Kajita, 56, is director of the Institute for Cosmic Ray Research and professor at the University of Tokyo. McDonald, 72, is a professor emeritus at Queen’s University in Kingston, Ontario. Both worked together to dispel a long-held notion in the world of science that believed neutrinos had no mass.

Physics-nobel-prize-neutrinos
Detecting neutrinos requires some serious equipment. The existence of neutrinos was proven in 1956. The sources from where they are formed are very different. They can come from the cosmos, from Earth and from Earth’s atmosphere. Credits: Geek

“The discovery has changed our understanding of the innermost workings of matter and can prove crucial to our view of the universe,” the Royal Swedish Academy of Sciences said in awarding the prize.

McDonald told reporters in Stockholm by phone that the discovery helped scientists fit neutrinos into theories of fundamental physics. Kajita reminded in a news conference at his university that the findings were a contribution of many people. “The universe where we live is still full of unknowns,” he said. “A major discovery cannot be achieved in a day or two. It takes a lot of people and a long time.”

The discovery

Neutrinos are subatomic particles produced by the decay of radioactive elements. They are also elementary particles that lack electricity charge. Frederick Reines, 1995 Nobel Prize for his co-detection of the neutrino, described them as “… the tiniest quantity of reality ever imagined by a human being”. Trillions of them pass through the human body every second according to scientists.

These particles come in three types or “flavors”: electron, muon and tau. Kajita and McDonald showed that neutrinos have actually the ability to spontaneously shift between types, a process called neutrino oscillation. This, in turn, means they have mass.

In 1988, Kajita showed that neutrinos created in Earth’s atmosphere and captured at the Super-Kamiokande detector in Japan had changed flavors. Then, after three years, McDonald found that neutrinos coming from the sun also switched identities.

The answer to the question about the weight of this particles is still unknown. Guido Drexlin, a neutrino expert at the Karlsruhe Institute of Technology in Germany will work with his team to determine the weight of these particles. “Neutrinos are a million times lighter than an electron, which is a charged version of a neutrino,” said Drexlin, according to The New York Times.

The Physic world is excited

These discoveries have important implications. For instance, they could help scientists understand the matter-antimatter puzzle. Scientists believe that during the Big Bang, equal amounts of matter and antimatter were produced. The smash-ups with matter destroyed most of the anti-matter, leaving a slight excess of matter in the universe.

It is not known why the matter won the battle, but one way to start investigating the reason is by looking for the differences between matter and anti-matter. Flavor-changing neutrinos could be one of these differences.
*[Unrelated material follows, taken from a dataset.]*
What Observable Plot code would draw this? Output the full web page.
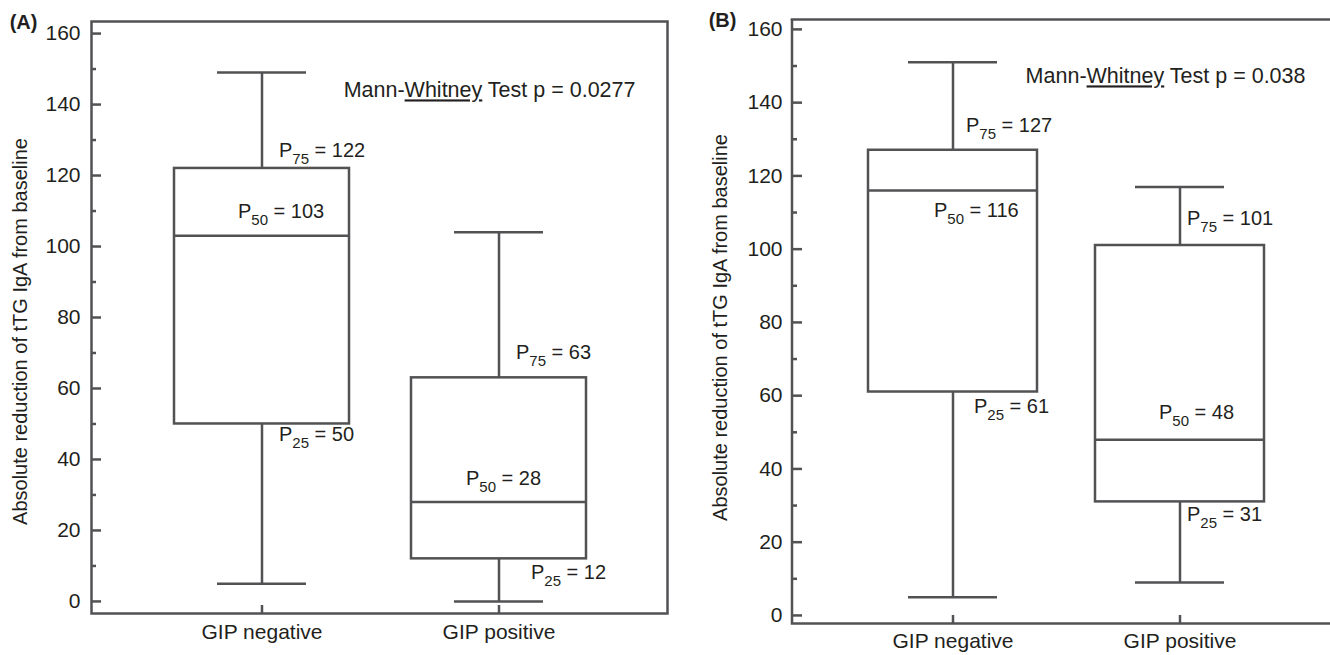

Robert G.W. Brown, chief executive officer of the American Institute of Physics said at the Nobel Prize event that these findings “change our understanding of the fundamentals of particle physics, and particles make up everything in the universe.”
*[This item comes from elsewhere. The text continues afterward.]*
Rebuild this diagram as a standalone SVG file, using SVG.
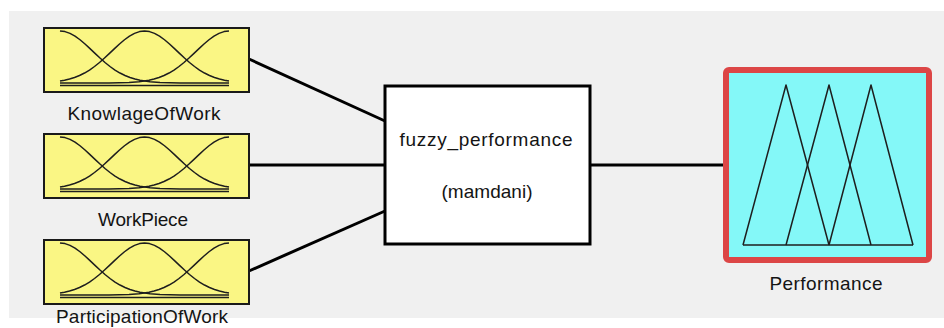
<svg xmlns="http://www.w3.org/2000/svg" xmlns:xlink="http://www.w3.org/1999/xlink" width="944" height="328" viewBox="0 0 944 328">
  <style>
    .lbl { font-family: "Liberation Sans", Arial, sans-serif; font-size: 19px; fill: #141414; text-anchor: middle; }
    .inbox { fill: #faf684; stroke: #1a1a1a; stroke-width: 2; }
    .mf { fill: none; stroke: #1e1e1e; stroke-width: 1.5; stroke-linejoin: round; }
    .wire { stroke: #000; stroke-width: 3; stroke-linecap: butt; fill: none; }
  </style>
  <defs>
    <!-- three gaussian membership functions drawn inside an input box (205 x 64) -->
    <g id="gauss3">
      <polyline class="mf" points="16,3 21,3.59 26,5.34 31,8.1 36,11.74 41,15.97 46,20.6 51,25.37 56,30.06 61,34.48 66,38.5 71,42.03 76,45.04 81,47.53 86,49.52 91,51.07 96,52.25 106,53.74 116,54.47 126,54.8 136,54.93 146,55 185,55"/>
      <polyline class="mf" points="16,53.04 20.5,52.25 25.5,51.07 30.5,49.52 35.5,47.53 40.5,45.04 45.5,42.03 50.5,38.5 55.5,34.48 60.5,30.06 65.5,25.37 70.5,20.6 75.5,15.97 80.5,11.74 85.5,8.1 90.5,5.34 95.5,3.59 100.5,3 105.5,3.59 110.5,5.34 115.5,8.1 120.5,11.74 125.5,15.97 130.5,20.6 135.5,25.37 140.5,30.06 145.5,34.48 150.5,38.5 155.5,42.03 160.5,45.04 165.5,47.53 170.5,49.52 175.5,51.07 180.5,52.25 185,53.04"/>
      <polyline class="mf" points="185,3 180,3.59 175,5.34 170,8.1 165,11.74 160,15.97 155,20.6 150,25.37 145,30.06 140,34.48 135,38.5 130,42.03 125,45.04 120,47.53 115,49.52 110,51.07 105,52.25 95,53.74 85,54.47 75,54.8 65,54.93 55,55 16,55"/>
      <line class="mf" x1="16" y1="57.5" x2="185" y2="57.5"/>
    </g>
  </defs>

  <!-- window background -->
  <rect x="0" y="0" width="944" height="328" fill="#ffffff"/>
  <rect x="9" y="11" width="935" height="307" fill="#f0f0f0"/>

  <!-- connectors -->
  <g id="connectors">
    <line class="wire" x1="249" y1="59" x2="385" y2="121"/>
    <line class="wire" x1="249" y1="165" x2="385" y2="165"/>
    <line class="wire" x1="249" y1="271" x2="385" y2="211"/>
    <line class="wire" x1="590" y1="165" x2="723" y2="165"/>
  </g>

  <!-- input: KnowlageOfWork -->
  <g id="input-knowlage">
    <rect class="inbox" x="44" y="28" width="205" height="64"/>
    <use xlink:href="#gauss3" href="#gauss3" x="44" y="28"/>
    <text class="lbl" x="144" y="120" textLength="153" lengthAdjust="spacing">KnowlageOfWork</text>
  </g>

  <!-- input: WorkPiece -->
  <g id="input-workpiece">
    <rect class="inbox" x="44" y="134" width="205" height="64"/>
    <use xlink:href="#gauss3" href="#gauss3" x="44" y="134"/>
    <text class="lbl" x="143" y="226" textLength="90" lengthAdjust="spacing">WorkPiece</text>
  </g>

  <!-- input: ParticipationOfWork -->
  <g id="input-participation">
    <rect class="inbox" x="44" y="240" width="205" height="64"/>
    <use xlink:href="#gauss3" href="#gauss3" x="44" y="240"/>
    <text class="lbl" x="142" y="323" textLength="172" lengthAdjust="spacing">ParticipationOfWork</text>
  </g>

  <!-- inference system -->
  <g id="fis">
    <rect x="385" y="86" width="205" height="158" fill="#ffffff" stroke="#000" stroke-width="3"/>
    <text class="lbl" x="486" y="146" textLength="173" lengthAdjust="spacing">fuzzy_performance</text>
    <text class="lbl" x="487" y="198" textLength="91" lengthAdjust="spacing">(mamdani)</text>
  </g>

  <!-- output: Performance -->
  <g id="output-performance">
    <rect x="726" y="70" width="203" height="190" rx="3" fill="#84f8f8" stroke="#dc4646" stroke-width="6"/>
    <polyline class="mf" points="743,245 786,85 829,245"/>
    <polyline class="mf" points="786,245 829,85 871,245"/>
    <polyline class="mf" points="829,245 871,85 913,245"/>
    <line class="mf" x1="743" y1="245" x2="913" y2="245"/>
    <text class="lbl" x="826" y="290" textLength="113" lengthAdjust="spacing">Performance</text>
  </g>
</svg>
On the other side, Antonio Ereditato, director of the Albert Einstein Center for Fundamental Physics at the University of Bern, Switzerland, congratulated the award saying, “This is really one of the milestones in our understanding of nature.”

 “[The findings] really inspired a whole global community of scientists to drop what they were doing and try to understand the neutrino,” said Joseph Lykken, deputy director of the Fermi National Accelerator Laboratory in Batavia, Illinois.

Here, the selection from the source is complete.